Dataset items:
********************

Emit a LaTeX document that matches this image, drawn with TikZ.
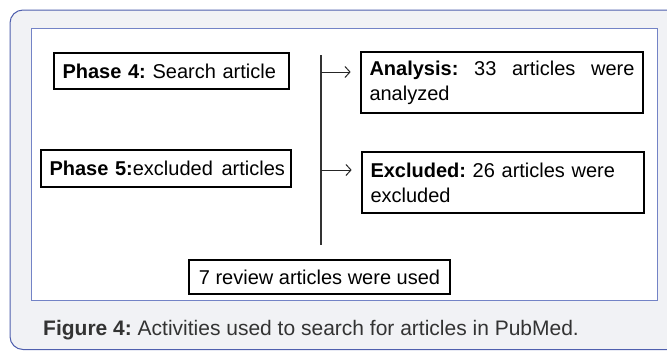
\documentclass[tikz,border=0pt]{standalone}
\usepackage{fontspec}
\setmainfont{Liberation Sans}
\usetikzlibrary{arrows.meta}
\frenchspacing
\definecolor{framefill}{HTML}{F1F2F5}
\definecolor{frameline}{HTML}{4F5FAE}
\definecolor{innerline}{HTML}{7383C6}
\definecolor{captext}{HTML}{333333}
\newcommand{\boxfont}{\fontsize{20}{25}\selectfont\hyphenpenalty=10000\relax\frenchspacing}
\tikzset{
  boxnode/.style={draw=black, line width=2.7pt, fill=white, inner xsep=8pt, inner ysep=0pt,
    font=\boxfont, text=black},
  vline/.style={draw=black!80, line width=1.3pt},
  arr/.style={draw=black!85, line width=1pt, -{Straight Barb[length=5pt,width=11pt]}, shorten >=9pt}
}
\begin{document}
\begin{tikzpicture}[x=1pt,y=-1pt]
\useasboundingbox (0,0) rectangle (667,351);
\clip (0,0) rectangle (667,351);
% outer frame
\draw[fill=framefill, draw=frameline, line width=1pt, rounded corners=13pt] (10,10) rectangle (720,349.5);
% inner panel
\draw[fill=white, draw=innerline, line width=1pt] (31,28) rectangle (657,300);

% boxes
\node[boxnode, minimum width=235pt, minimum height=36pt, text width=218pt, align=left] (p4) at (171.5,71) {\mbox{\textbf{Phase 4:} Search article}};
\node[boxnode, minimum width=250pt, minimum height=37pt, text width=233pt, align=left] (p5) at (166,168.5) {\mbox{\textbf{Phase 5:}excluded\hspace{2pt} articles}};
\node[boxnode, minimum width=282pt, minimum height=61pt, text width=265pt, align=justify] (ana) at (502,82.5) {\textbf{Analysis:} 33 articles were analyzed};
\node[boxnode, minimum width=282pt, minimum height=61pt, text width=265pt, align=left] (exc) at (503,182.5) {\textbf{Excluded:} 26 articles were\\excluded};
\node[boxnode, minimum width=261pt, minimum height=34pt, align=center] (rev) at (319.5,277) {7 review articles were used};

% vertical line and arrows
\coordinate (vtop) at (321,55);
\coordinate (vbot) at (321,245);
\coordinate (j1) at (321,72);
\coordinate (j2) at (321,170);
\draw[vline] (vtop) -- (vbot);
\draw[arr] (j1) -- (j1 -| ana.west);
\draw[arr] (j2) -- (j2 -| exc.west);

% caption
\node[anchor=base west, inner sep=0pt, text=captext, font=\fontsize{21}{25}\selectfont] (cap) at (43,335) {\textbf{Figure 4:} Activities used to search for articles in PubMed.};
\end{tikzpicture}
\end{document}
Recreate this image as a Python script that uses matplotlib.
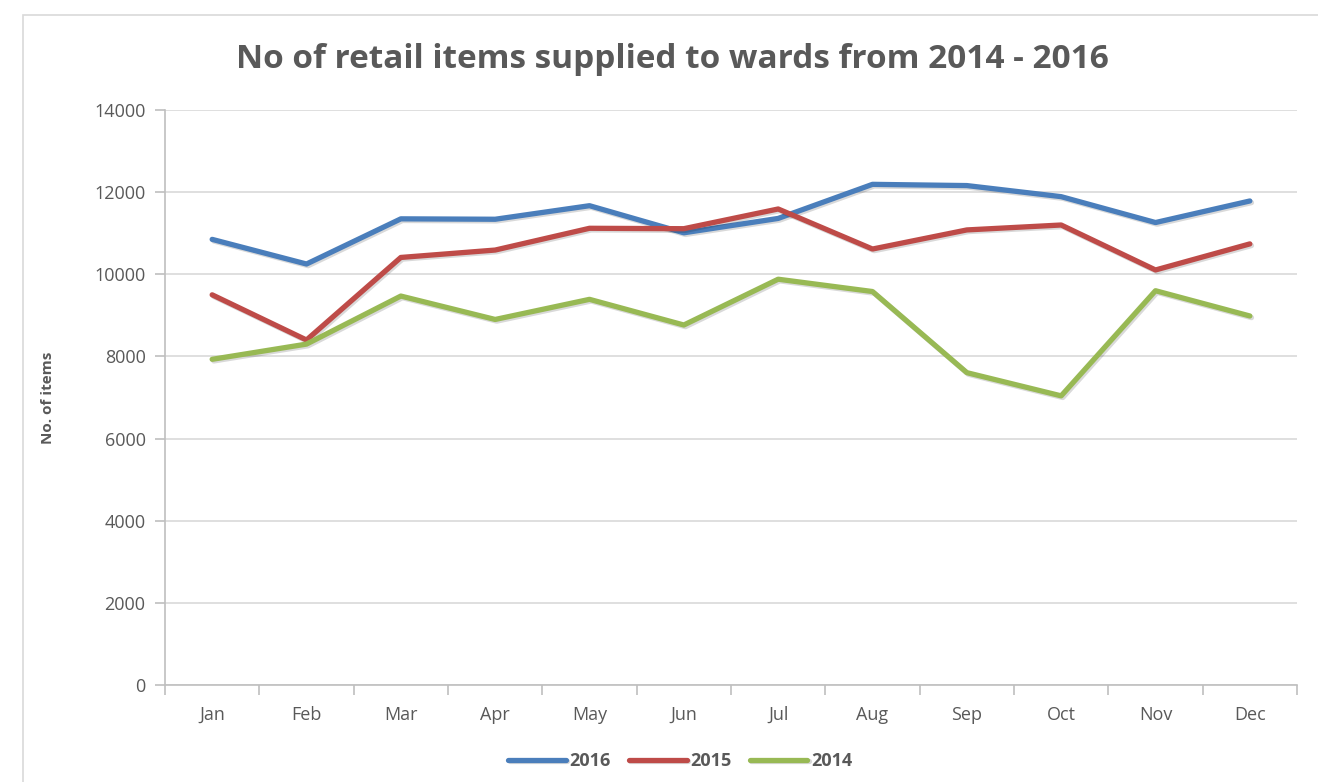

********************

Work required ::
Repeat the listing above up to and including the line with "(31,28) rectangle (657,300);", starting from its first line. Drop any pictures.

Finished answer ::
Emit a LaTeX document that matches this image, drawn with TikZ.
\documentclass[tikz,border=0pt]{standalone}
\usepackage{fontspec}
\setmainfont{Liberation Sans}
\usetikzlibrary{arrows.meta}
\frenchspacing
\definecolor{framefill}{HTML}{F1F2F5}
\definecolor{frameline}{HTML}{4F5FAE}
\definecolor{innerline}{HTML}{7383C6}
\definecolor{captext}{HTML}{333333}
\newcommand{\boxfont}{\fontsize{20}{25}\selectfont\hyphenpenalty=10000\relax\frenchspacing}
\tikzset{
  boxnode/.style={draw=black, line width=2.7pt, fill=white, inner xsep=8pt, inner ysep=0pt,
    font=\boxfont, text=black},
  vline/.style={draw=black!80, line width=1.3pt},
  arr/.style={draw=black!85, line width=1pt, -{Straight Barb[length=5pt,width=11pt]}, shorten >=9pt}
}
\begin{document}
\begin{tikzpicture}[x=1pt,y=-1pt]
\useasboundingbox (0,0) rectangle (667,351);
\clip (0,0) rectangle (667,351);
% outer frame
\draw[fill=framefill, draw=frameline, line width=1pt, rounded corners=13pt] (10,10) rectangle (720,349.5);
% inner panel
\draw[fill=white, draw=innerline, line width=1pt] (31,28) rectangle (657,300);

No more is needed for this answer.